I think the open attitude, for the most part, toward science in the church helped me feel comfortable learning how to actually trust science, which is not the same thing as believing everything science says implicitly. I stopped disbelieving evolution and believing it instead in my teens, and that started me on a long journey of identifying more and more things (like the Noah's Ark story) that I couldn't reconcile between the LDS church's teachings and the things I believed scientifically. I believed there was good reason to trust the science more in these areas, and so I acknowledged that the church got it wrong on some things. That was the initial chink in the armor. I rationalized it all as not important to my salvation, etc. But the realization of an increasing number of cases where the church simply had it wrong grew and grew, and I had a hard time with that.

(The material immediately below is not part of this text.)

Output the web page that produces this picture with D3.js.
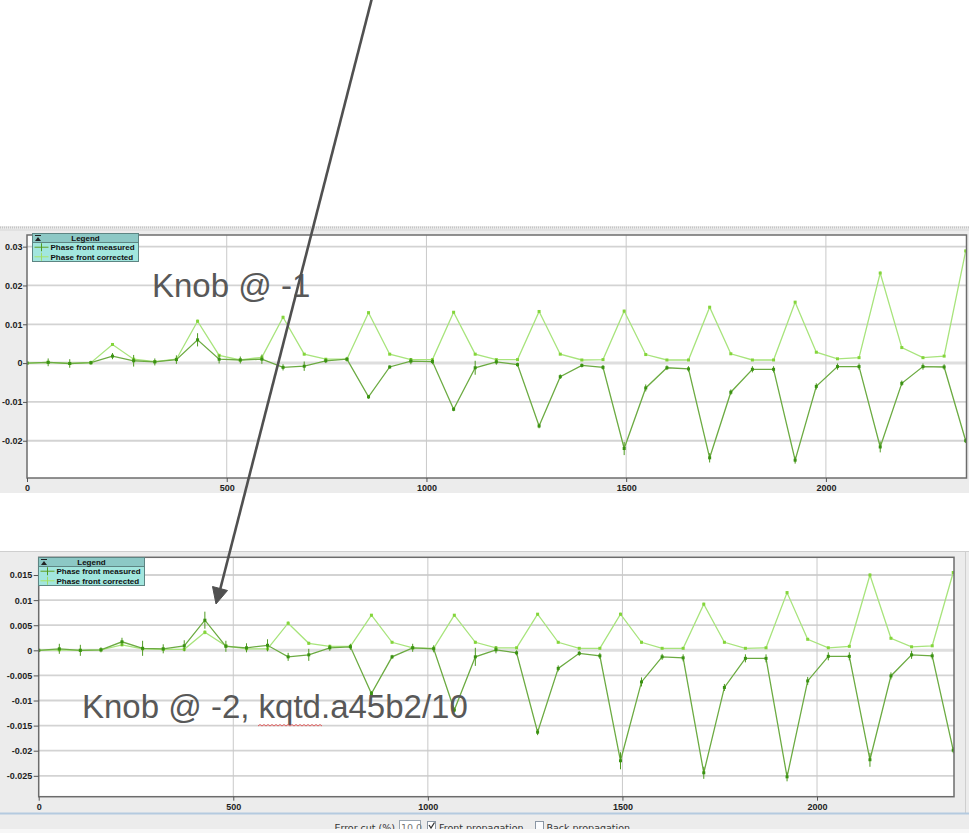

When finally confronted with the depths of Joseph Smith's polygamy and abuse of power (telling a young girl that God had given her to him, and that an angel would kill him if she didn't agree to marry him, IS an abuse of power), combined with the even more potent evidence that Joseph Smith made up the Book of Abraham, really pushed me over the edge.
Ever since I made the fateful realization that I was kicking against the pricks of truth, and that the LDS church really might not be true, and then eventual realized that it is not in fact true, I've seen more and more ways in which this is now obvious. With the clearing of the fog of mental conditioning, and the ever-increasing clarity of being able to see the church from "the outside", I'm realizing more and more that there's been this gigantic puzzle all along showing clearly that the church is really man-made and not from God. This puzzle is made up of a great many individual puzzle pieces that each contribute to the picture. Book of Abraham is one such puzzle piece. Joseph's deception and abuse of power in the polygamy case is another. Lack of inspiration with regards human origins, age of the earth, things not dying before Adam, Noah's Ark, the many problems with the Book of Mormon, etc. are all pieces of this puzzle. That the LDS conception of how they receive "knowledge" from the Holy Spirit is not reliable, and not even unique, and that a lot of other people in the world use the same ideas to justify their "knowledge" that their beliefs are correct, is yet another puzzle piece. That Brigham Young was so uninspired that he taught things like Adam/God, blood atonement, black priesthood ban and the smearing of all black people with the believe that right out of the womb they were reaping the disadvantages they deserved as a result of their actions in the pre-existence, all these are yet more pieces of this puzzle.
When you put all these puzzle pieces together, you realize that it all clearly shows that this church is just a man-made institution like all the other churches out there. It's plain as day. Maybe you have to be a right-brain, "big picture" kind of guy, but that's what I am, and I'm seeing the "big picture" here and realizing that this church simply is not true. No way, no how. And tackling each and every one of the very many puzzle pieces and trying to present a plausible explanation that cancels out their evidentiary value is simply not cutting it. The net result of all these puzzle pieces is as clear as day, the nose on my face, etc.